INPUT -

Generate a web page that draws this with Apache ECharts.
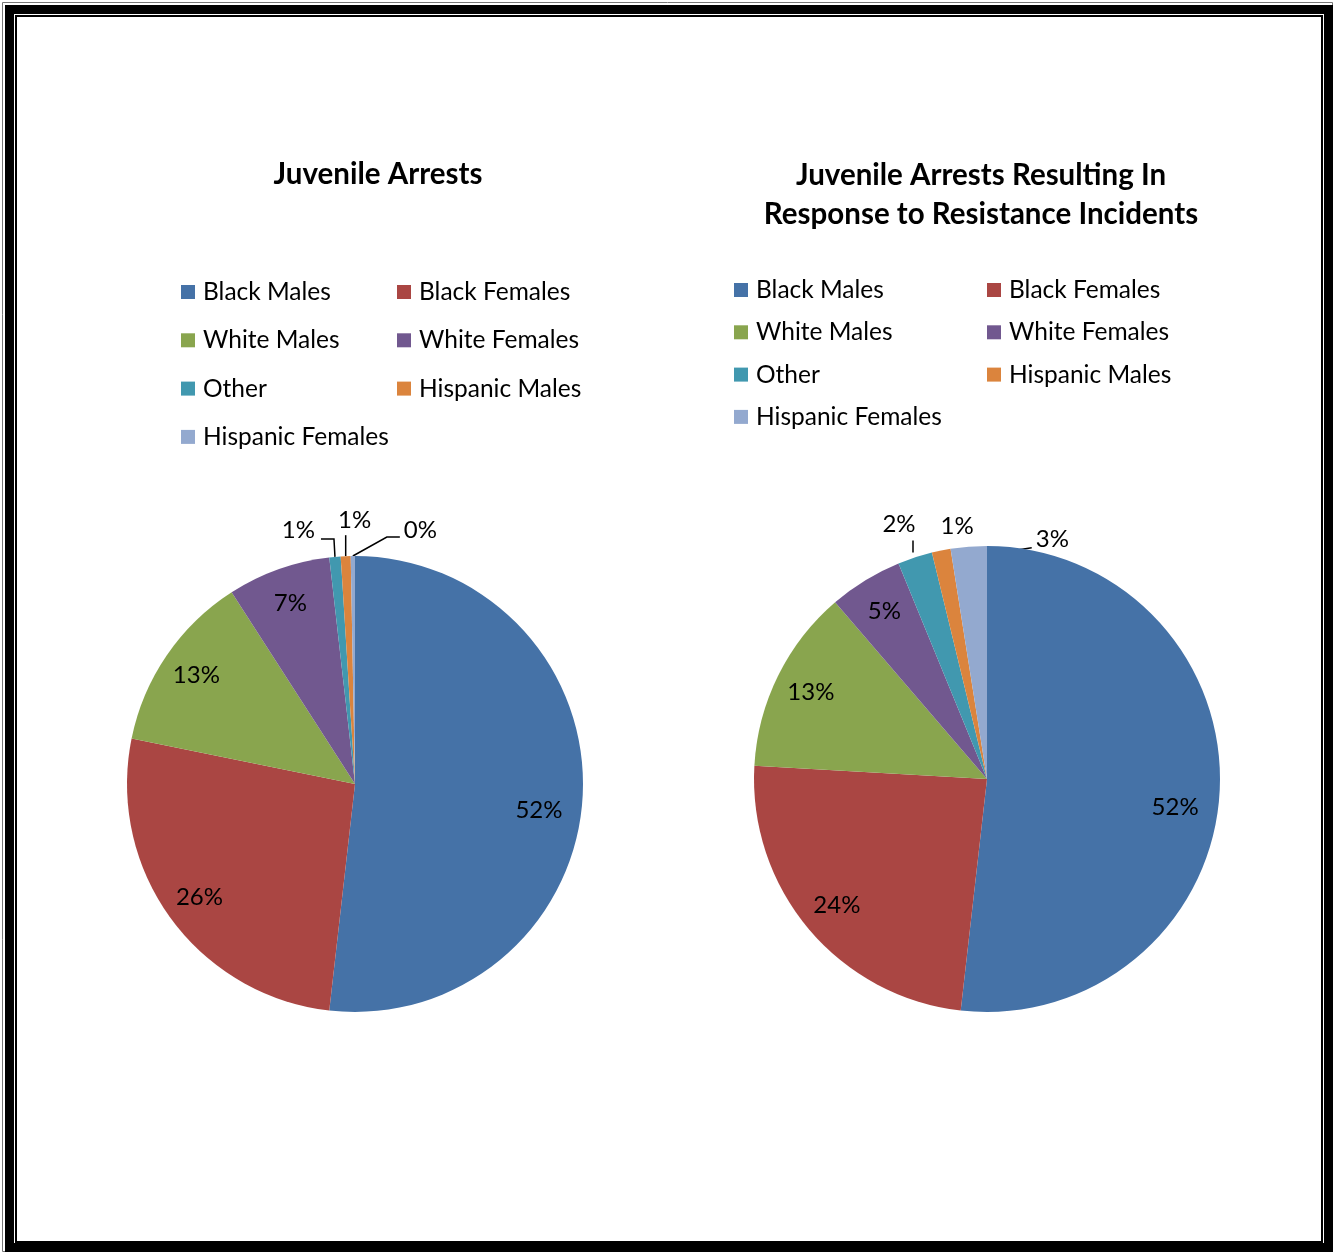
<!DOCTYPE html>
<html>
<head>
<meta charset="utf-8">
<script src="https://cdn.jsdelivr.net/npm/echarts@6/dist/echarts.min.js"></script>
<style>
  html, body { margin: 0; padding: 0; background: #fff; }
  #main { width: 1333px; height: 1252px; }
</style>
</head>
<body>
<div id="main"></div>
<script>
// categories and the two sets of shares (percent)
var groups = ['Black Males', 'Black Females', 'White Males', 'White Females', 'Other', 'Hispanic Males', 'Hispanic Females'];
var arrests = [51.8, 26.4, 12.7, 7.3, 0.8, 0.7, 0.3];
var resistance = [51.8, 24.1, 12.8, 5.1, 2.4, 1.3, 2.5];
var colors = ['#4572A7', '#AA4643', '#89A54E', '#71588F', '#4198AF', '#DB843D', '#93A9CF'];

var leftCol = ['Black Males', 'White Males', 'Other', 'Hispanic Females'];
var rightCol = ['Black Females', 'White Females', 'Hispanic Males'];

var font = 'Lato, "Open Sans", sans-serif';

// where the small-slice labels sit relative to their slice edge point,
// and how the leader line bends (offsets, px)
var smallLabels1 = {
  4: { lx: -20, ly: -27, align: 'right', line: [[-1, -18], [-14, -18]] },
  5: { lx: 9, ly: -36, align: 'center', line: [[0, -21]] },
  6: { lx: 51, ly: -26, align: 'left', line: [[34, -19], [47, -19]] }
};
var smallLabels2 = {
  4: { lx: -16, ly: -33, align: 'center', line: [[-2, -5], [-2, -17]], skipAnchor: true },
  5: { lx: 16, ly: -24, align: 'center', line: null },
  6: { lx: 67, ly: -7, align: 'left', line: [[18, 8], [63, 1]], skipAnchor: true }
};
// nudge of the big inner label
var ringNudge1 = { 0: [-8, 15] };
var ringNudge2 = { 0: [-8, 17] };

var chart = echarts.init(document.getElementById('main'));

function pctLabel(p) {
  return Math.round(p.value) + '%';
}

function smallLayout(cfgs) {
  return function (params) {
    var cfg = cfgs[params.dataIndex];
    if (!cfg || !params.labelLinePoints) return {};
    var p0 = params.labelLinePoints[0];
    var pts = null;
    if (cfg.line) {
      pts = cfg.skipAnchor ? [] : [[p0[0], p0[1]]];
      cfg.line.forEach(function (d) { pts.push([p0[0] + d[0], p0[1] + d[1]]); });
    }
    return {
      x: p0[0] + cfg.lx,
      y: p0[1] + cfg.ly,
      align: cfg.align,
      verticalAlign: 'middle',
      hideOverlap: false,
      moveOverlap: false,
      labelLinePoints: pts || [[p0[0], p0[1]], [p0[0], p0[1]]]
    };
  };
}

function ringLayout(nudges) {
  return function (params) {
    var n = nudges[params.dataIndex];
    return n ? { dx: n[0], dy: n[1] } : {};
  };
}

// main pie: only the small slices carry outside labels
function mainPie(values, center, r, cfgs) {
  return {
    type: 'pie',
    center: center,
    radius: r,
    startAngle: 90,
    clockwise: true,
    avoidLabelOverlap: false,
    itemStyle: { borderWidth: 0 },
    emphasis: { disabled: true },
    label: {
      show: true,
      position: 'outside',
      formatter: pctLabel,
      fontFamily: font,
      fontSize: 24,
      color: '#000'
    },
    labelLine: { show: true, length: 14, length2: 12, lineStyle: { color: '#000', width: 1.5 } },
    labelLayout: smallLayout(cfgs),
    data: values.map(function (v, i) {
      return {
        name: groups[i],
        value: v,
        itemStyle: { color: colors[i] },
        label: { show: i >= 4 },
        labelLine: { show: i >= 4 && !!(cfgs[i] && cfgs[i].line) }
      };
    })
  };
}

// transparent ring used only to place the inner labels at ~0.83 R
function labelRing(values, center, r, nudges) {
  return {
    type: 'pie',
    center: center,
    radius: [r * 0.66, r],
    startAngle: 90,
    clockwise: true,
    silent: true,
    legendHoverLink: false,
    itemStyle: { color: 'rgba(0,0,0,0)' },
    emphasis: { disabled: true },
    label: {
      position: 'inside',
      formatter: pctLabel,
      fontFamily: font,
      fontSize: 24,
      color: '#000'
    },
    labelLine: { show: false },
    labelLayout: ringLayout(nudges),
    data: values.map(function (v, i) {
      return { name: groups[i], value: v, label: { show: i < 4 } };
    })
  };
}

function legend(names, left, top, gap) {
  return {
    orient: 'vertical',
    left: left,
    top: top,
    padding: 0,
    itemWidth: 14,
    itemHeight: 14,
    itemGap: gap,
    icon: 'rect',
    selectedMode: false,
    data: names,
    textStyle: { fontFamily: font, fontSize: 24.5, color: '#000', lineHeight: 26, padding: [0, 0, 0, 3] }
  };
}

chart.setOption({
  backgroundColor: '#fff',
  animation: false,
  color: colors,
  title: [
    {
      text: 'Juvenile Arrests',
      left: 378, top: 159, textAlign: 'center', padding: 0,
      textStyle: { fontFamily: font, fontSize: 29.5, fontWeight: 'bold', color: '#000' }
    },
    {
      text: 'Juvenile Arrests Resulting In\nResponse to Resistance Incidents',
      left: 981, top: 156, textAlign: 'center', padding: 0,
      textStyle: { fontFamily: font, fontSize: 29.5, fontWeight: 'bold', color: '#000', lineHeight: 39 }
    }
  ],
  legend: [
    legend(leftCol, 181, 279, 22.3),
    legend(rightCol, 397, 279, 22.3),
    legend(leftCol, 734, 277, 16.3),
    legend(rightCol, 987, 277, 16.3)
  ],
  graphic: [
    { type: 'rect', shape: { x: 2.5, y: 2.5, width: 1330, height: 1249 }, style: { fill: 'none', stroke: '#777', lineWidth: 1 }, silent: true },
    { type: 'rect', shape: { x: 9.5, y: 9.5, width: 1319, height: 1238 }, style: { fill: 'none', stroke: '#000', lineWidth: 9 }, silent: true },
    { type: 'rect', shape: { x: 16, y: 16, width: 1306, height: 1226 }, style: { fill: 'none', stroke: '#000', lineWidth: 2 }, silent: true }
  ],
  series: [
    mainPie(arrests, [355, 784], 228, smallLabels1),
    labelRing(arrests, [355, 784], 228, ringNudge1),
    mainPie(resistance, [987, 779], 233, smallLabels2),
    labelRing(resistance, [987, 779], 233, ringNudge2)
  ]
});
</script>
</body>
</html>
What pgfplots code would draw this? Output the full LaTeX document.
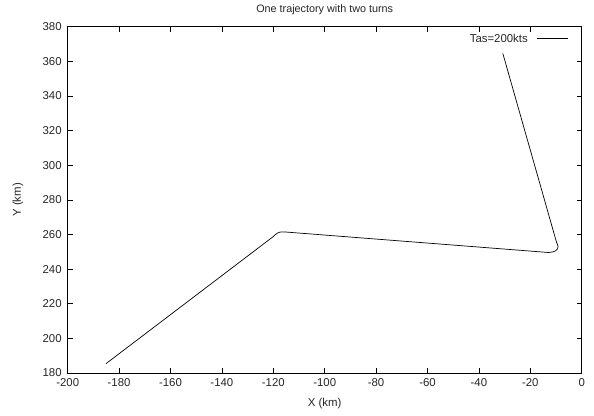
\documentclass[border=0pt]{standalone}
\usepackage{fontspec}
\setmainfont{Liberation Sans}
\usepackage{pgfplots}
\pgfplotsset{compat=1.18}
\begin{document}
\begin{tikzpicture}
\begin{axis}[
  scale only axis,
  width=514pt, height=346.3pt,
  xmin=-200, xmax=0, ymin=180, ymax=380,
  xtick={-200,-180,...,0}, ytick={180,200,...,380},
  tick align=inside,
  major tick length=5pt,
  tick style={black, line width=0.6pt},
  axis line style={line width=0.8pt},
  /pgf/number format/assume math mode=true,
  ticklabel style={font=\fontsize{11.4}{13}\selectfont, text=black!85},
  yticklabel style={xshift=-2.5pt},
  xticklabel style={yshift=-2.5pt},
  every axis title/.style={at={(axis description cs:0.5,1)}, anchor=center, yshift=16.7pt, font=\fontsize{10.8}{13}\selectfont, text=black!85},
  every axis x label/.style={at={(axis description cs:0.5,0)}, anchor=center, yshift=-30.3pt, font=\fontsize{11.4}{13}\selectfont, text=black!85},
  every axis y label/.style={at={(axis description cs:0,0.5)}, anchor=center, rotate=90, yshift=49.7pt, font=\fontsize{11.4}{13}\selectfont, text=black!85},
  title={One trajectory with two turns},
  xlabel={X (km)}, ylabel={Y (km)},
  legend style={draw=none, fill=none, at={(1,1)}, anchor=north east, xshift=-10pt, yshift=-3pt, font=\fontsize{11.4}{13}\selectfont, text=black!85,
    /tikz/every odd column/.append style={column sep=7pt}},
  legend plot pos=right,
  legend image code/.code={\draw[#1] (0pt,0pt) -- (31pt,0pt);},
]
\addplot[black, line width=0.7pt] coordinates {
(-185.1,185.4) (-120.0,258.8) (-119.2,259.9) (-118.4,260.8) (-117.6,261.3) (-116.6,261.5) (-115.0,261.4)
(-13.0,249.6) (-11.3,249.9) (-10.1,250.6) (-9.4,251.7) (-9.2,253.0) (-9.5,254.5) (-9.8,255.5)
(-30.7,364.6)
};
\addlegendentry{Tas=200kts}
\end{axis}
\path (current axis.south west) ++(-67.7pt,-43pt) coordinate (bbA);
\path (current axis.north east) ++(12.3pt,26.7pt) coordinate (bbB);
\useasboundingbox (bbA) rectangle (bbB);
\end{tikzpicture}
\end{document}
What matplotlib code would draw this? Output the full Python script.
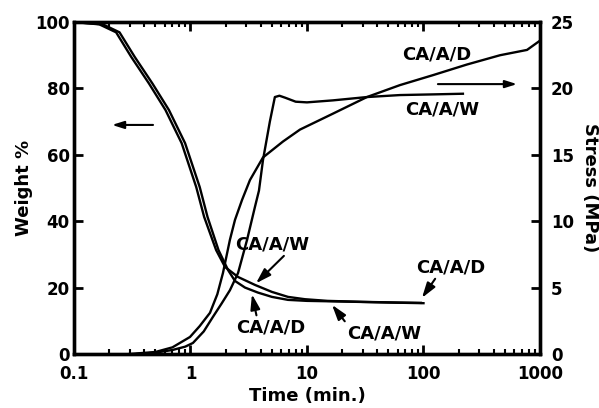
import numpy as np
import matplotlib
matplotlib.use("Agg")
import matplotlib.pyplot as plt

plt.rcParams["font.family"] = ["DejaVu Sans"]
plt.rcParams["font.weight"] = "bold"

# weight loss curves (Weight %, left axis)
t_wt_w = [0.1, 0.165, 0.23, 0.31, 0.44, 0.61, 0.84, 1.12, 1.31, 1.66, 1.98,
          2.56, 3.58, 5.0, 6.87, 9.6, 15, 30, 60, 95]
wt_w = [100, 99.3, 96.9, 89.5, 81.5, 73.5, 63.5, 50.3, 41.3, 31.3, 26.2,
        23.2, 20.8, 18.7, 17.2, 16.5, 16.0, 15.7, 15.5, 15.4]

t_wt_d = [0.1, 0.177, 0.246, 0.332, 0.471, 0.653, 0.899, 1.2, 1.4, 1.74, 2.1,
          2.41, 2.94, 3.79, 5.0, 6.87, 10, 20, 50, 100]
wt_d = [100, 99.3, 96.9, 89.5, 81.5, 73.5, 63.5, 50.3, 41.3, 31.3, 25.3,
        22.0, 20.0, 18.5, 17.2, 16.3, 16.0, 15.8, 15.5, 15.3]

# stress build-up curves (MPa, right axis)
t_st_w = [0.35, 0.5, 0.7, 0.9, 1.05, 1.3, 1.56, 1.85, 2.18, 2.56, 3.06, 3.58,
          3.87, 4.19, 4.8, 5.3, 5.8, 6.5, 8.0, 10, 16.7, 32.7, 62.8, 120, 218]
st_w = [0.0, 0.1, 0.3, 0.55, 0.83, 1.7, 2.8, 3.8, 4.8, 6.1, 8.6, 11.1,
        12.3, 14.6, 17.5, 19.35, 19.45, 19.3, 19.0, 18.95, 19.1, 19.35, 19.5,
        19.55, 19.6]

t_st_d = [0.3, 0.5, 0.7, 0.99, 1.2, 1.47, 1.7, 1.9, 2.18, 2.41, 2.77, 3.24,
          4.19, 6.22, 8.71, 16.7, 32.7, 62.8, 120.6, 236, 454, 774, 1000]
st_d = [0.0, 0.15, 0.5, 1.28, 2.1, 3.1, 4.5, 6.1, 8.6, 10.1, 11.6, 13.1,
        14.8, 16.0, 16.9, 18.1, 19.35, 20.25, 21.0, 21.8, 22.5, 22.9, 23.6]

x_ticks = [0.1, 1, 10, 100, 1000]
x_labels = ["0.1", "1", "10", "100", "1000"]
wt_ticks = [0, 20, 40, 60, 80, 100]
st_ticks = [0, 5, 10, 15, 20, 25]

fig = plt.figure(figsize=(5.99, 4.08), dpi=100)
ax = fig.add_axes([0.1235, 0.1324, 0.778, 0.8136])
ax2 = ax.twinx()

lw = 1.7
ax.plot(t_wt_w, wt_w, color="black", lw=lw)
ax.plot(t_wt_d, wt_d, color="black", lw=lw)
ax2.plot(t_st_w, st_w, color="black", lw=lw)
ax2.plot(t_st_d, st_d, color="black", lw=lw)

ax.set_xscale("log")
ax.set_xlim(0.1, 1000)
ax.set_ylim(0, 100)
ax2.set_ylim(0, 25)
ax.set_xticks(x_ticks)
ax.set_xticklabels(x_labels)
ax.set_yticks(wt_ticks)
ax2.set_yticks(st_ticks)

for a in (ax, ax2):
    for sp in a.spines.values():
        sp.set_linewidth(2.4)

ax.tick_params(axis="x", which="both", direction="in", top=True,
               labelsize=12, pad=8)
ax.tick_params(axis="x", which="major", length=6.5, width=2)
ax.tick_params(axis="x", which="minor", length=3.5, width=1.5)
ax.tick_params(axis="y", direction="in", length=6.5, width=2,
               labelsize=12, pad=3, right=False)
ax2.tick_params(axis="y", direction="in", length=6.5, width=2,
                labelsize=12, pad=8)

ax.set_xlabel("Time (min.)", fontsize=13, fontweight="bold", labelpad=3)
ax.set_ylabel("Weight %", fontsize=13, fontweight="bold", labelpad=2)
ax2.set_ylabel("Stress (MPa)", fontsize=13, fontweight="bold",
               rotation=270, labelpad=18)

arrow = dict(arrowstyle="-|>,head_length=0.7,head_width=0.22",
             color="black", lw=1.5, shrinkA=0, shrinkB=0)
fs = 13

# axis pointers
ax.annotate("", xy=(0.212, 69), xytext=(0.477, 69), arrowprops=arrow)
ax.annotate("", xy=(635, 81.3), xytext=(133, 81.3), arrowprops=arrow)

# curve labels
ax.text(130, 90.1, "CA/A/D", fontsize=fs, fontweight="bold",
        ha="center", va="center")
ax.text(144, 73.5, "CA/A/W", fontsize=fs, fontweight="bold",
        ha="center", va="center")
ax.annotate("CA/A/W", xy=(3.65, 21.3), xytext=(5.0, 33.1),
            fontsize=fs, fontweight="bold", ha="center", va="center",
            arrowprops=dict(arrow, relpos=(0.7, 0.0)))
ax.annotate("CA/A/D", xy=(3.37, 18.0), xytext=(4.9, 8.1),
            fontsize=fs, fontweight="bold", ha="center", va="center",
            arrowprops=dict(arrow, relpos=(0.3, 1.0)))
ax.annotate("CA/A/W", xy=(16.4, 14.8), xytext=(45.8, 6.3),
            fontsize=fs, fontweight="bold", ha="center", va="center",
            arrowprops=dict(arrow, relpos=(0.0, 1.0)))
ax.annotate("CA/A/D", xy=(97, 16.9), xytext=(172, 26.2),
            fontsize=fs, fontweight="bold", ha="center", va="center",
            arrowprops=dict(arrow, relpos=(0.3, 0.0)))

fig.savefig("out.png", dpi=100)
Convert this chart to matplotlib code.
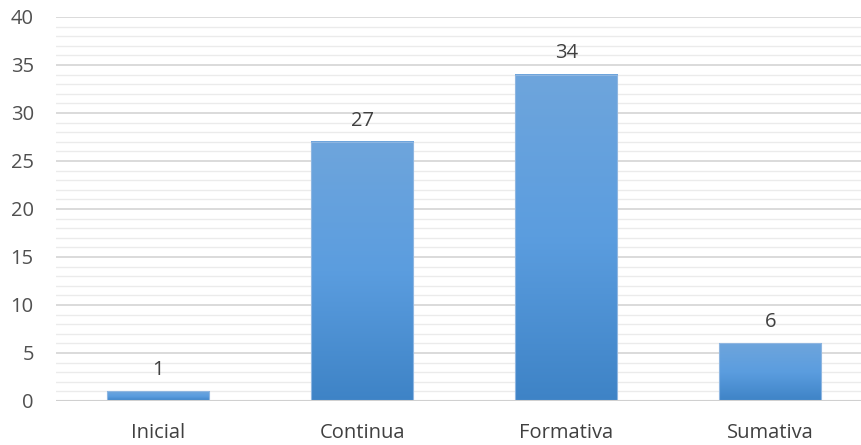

INSTRUCTIONS TO FOLLOW -
Write down exactly what the lines above say, from the line holding "What matplotlib code" through the line holding "19.55, 19.6]", and nothing more. Do not copy the pictures.

PROBLEM SOLUTION -
What matplotlib code would draw this? Output the full Python script.
import numpy as np
import matplotlib
matplotlib.use("Agg")
import matplotlib.pyplot as plt

plt.rcParams["font.family"] = ["DejaVu Sans"]
plt.rcParams["font.weight"] = "bold"

# weight loss curves (Weight %, left axis)
t_wt_w = [0.1, 0.165, 0.23, 0.31, 0.44, 0.61, 0.84, 1.12, 1.31, 1.66, 1.98,
          2.56, 3.58, 5.0, 6.87, 9.6, 15, 30, 60, 95]
wt_w = [100, 99.3, 96.9, 89.5, 81.5, 73.5, 63.5, 50.3, 41.3, 31.3, 26.2,
        23.2, 20.8, 18.7, 17.2, 16.5, 16.0, 15.7, 15.5, 15.4]

t_wt_d = [0.1, 0.177, 0.246, 0.332, 0.471, 0.653, 0.899, 1.2, 1.4, 1.74, 2.1,
          2.41, 2.94, 3.79, 5.0, 6.87, 10, 20, 50, 100]
wt_d = [100, 99.3, 96.9, 89.5, 81.5, 73.5, 63.5, 50.3, 41.3, 31.3, 25.3,
        22.0, 20.0, 18.5, 17.2, 16.3, 16.0, 15.8, 15.5, 15.3]

# stress build-up curves (MPa, right axis)
t_st_w = [0.35, 0.5, 0.7, 0.9, 1.05, 1.3, 1.56, 1.85, 2.18, 2.56, 3.06, 3.58,
          3.87, 4.19, 4.8, 5.3, 5.8, 6.5, 8.0, 10, 16.7, 32.7, 62.8, 120, 218]
st_w = [0.0, 0.1, 0.3, 0.55, 0.83, 1.7, 2.8, 3.8, 4.8, 6.1, 8.6, 11.1,
        12.3, 14.6, 17.5, 19.35, 19.45, 19.3, 19.0, 18.95, 19.1, 19.35, 19.5,
        19.55, 19.6]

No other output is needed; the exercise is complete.